The Virginia Code provides for four types of claims that can be asserted: elective share, family allowance, homestead allowance and a claim for what is known as exempt property. Each of these is designed to put money and property into the hands of the spouse.
The elective share claim acts as a clawback on money or property that was left to someone else (not the spouse). Most all transfers can be unwound and pulled back into what is called the “augmented estate.” For example, if Mr. Heartless dies with a will that leaves nothing for Mrs. Heartless, but rather leaves everything to his son, the wife can pull those amounts back into the augmented estate. Or, suppose that the majority of Mr. Heartless’ money was in accounts that named his son, or worse yet, his mistress, as the payable-on-death beneficiary. Those too can be pulled back in. Once the augmented estate has been funded, the spouse can claim and receive a percentage based upon how long they were married. Fifteen years or longer entitles the spouse to 50 percent. The percentages are less for fewer years and the Code section has a chart.
The family allowance entitles the spouse to $24,000. This claim has priority over all other claims to the estate. In other words, the spouse goes to the front of the line.
The homestead allowance grants an additional $20,000 to the spouse. Again, this claim takes priority.
There is also a claim for “exempt property,” which means that the spouse is entitled to $20,000 of the value of household furniture, automobiles, furnishings, appliances and personal property of the decedent.
What is more, all of these claims are cumulative. The spouse does not have to pick one versus another; they all stack up.

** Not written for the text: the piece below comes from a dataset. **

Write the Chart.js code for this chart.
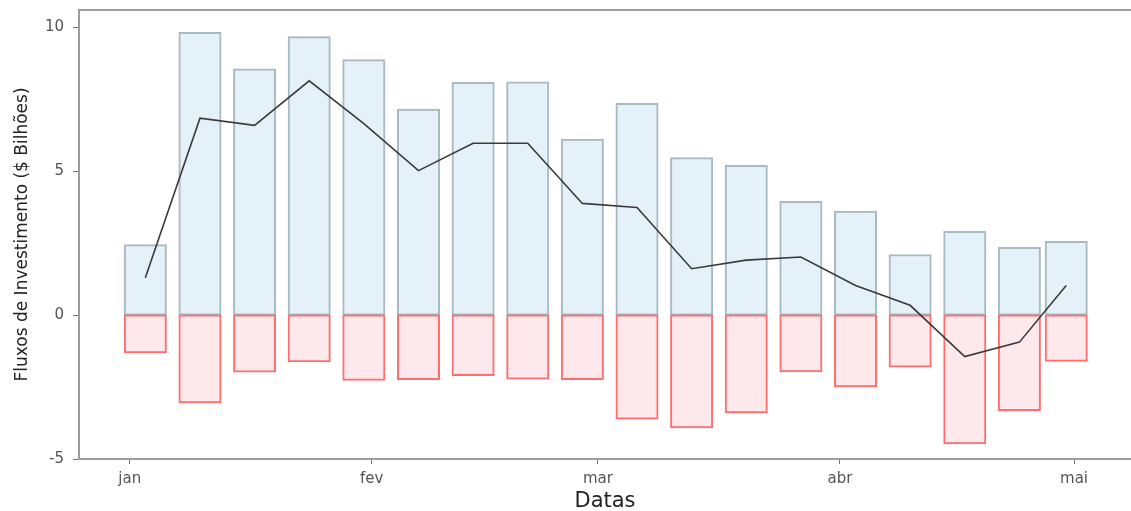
<!DOCTYPE html>
<html>
<head>
    <title>Fluxos de Investimento</title>
    <style>
        body { margin: 0; background: #ffffff; }
        #wrap { width: 1131px; height: 511px; }
    </style>
</head>
<body>
    <div id="wrap"><canvas id="fluxChart" width="1131" height="511"></canvas></div>

    <script src="https://cdn.jsdelivr.net/npm/chart.js"></script>
    <script>
        // weekly dates (2020)
        const dates = ['2020-01-03', '2020-01-10', '2020-01-17', '2020-01-24', '2020-01-31',
                       '2020-02-07', '2020-02-14', '2020-02-21', '2020-02-28',
                       '2020-03-06', '2020-03-13', '2020-03-20', '2020-03-27',
                       '2020-04-03', '2020-04-10', '2020-04-17', '2020-04-24', '2020-04-30'];
        const inflows  = [2.43, 9.80, 8.53, 9.65, 8.85, 7.13, 8.06, 8.08, 6.09, 7.33, 5.45, 5.18, 3.93, 3.59, 2.08, 2.89, 2.33, 2.54];
        const outflows = [-1.29, -3.03, -1.96, -1.60, -2.25, -2.22, -2.08, -2.20, -2.22, -3.59, -3.90, -3.38, -1.95, -2.47, -1.79, -4.45, -3.30, -1.59];
        const netFlow  = [1.30, 6.84, 6.59, 8.14, 6.65, 5.02, 5.97, 5.97, 3.88, 3.74, 1.61, 1.91, 2.02, 1.03, 0.34, -1.44, -0.94, 1.03];
        const monthTicks  = ['2020-01-01', '2020-02-01', '2020-03-01', '2020-04-01', '2020-05-01'];
        const monthLabels = ['jan', 'fev', 'mar', 'abr', 'mai'];
        const yTicks = [-5, 0, 5, 10];

        const DAY = 86400000;
        const origin = Date.UTC(2020, 0, 1);
        const toDay = s => {
            const [y, m, d] = s.split('-').map(Number);
            return (Date.UTC(y, m - 1, d) - origin) / DAY;
        };
        const days = dates.map(toDay);
        const monthDays = monthTicks.map(toDay);

        const axisGrey = '#9c9c9c';
        const family = 'DejaVu Sans, Liberation Sans, sans-serif';
        const tickFont = { family, size: 15 };

        // top frame line of the panel
        const topLine = {
            id: 'topLine',
            afterDraw(chart) {
                const { ctx, chartArea } = chart;
                ctx.save();
                ctx.strokeStyle = axisGrey;
                ctx.lineWidth = 2;
                ctx.beginPath();
                ctx.moveTo(chartArea.left, chartArea.top);
                ctx.lineTo(chart.width, chartArea.top);
                ctx.stroke();
                ctx.restore();
            }
        };

        new Chart(document.getElementById('fluxChart'), {
            type: 'bar',
            data: {
                datasets: [
                    {
                        type: 'line',
                        data: days.map((d, i) => ({ x: d, y: netFlow[i] })),
                        borderColor: '#3a3a3a',
                        borderWidth: 1.6,
                        pointRadius: 0,
                        tension: 0,
                        order: 0
                    },
                    {
                        data: days.map((d, i) => ({ x: d, y: outflows[i] })),
                        backgroundColor: '#fde8ec',
                        borderColor: '#ff6e6e',
                        borderWidth: 2,
                        borderSkipped: false,
                        inflateAmount: 1,
                        barThickness: 41,
                        grouped: false,
                        order: 1
                    },
                    {
                        data: days.map((d, i) => ({ x: d, y: inflows[i] })),
                        backgroundColor: '#e5f1f8',
                        borderColor: '#a7b9c1',
                        borderWidth: 2,
                        borderSkipped: false,
                        inflateAmount: 1,
                        barThickness: 41,
                        grouped: false,
                        order: 2
                    }
                ]
            },
            options: {
                responsive: false,
                devicePixelRatio: 1,
                animation: false,
                layout: { padding: { top: 10, left: 0, right: 0, bottom: 0 } },
                plugins: {
                    legend: { display: false },
                    tooltip: { enabled: false }
                },
                scales: {
                    x: {
                        type: 'linear',
                        min: -6.5,
                        max: 128.3,
                        offset: false,
                        afterBuildTicks: s => { s.ticks = monthDays.map(v => ({ value: v })); },
                        afterFit: s => { s.height = 52; s.paddingLeft = 0; s.paddingRight = 0; },
                        ticks: {
                            autoSkip: false,
                            maxRotation: 0,
                            padding: 6,
                            color: '#555',
                            font: tickFont,
                            callback: v => monthLabels[monthDays.indexOf(v)]
                        },
                        grid: { offset: false, drawOnChartArea: false, tickLength: 5, tickColor: '#777' },
                        border: { display: true, color: axisGrey, width: 2 },
                        title: {
                            display: true,
                            text: 'Datas',
                            color: '#222',
                            padding: { top: 0, bottom: -3 },
                            font: { family, size: 21 }
                        }
                    },
                    y: {
                        min: -5,
                        max: 10.6,
                        afterBuildTicks: s => { s.ticks = yTicks.map(v => ({ value: v })); },
                        afterFit: s => { s.width = 79; s.paddingTop = 0; s.paddingBottom = 0; },
                        ticks: { padding: 9, color: '#555', font: tickFont },
                        grid: { drawOnChartArea: false, tickLength: 6, tickColor: '#777' },
                        border: { display: true, color: axisGrey, width: 2 },
                        title: {
                            display: true,
                            text: 'Fluxos de Investimento ($ Bilhões)',
                            color: '#222',
                            padding: { top: 12, bottom: 0 },
                            font: { family, size: 17 }
                        }
                    }
                }
            },
            plugins: [topLine]
        });
    </script>
</body>
</html>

The elective share claim must be filed in the Clerk’s Office of the Circuit Court within six months from the date that the will was admitted to probate or from the date that someone qualified as administrator of an intestate estate (meaning, the person died without a will). The remaining claims (family allowance, homestead and exempt property) must be filed within one year from the date of death.
Without question, cutting your spouse out of your estate will lead to more court filings, hassles and drama after your passing. It is always sad to see someone leave litigation in the wake after passing away. So, for any spouse who feels that he or she got the proverbial “short-end” when their husband or wife died, take heart. There is a solution and all is not lost.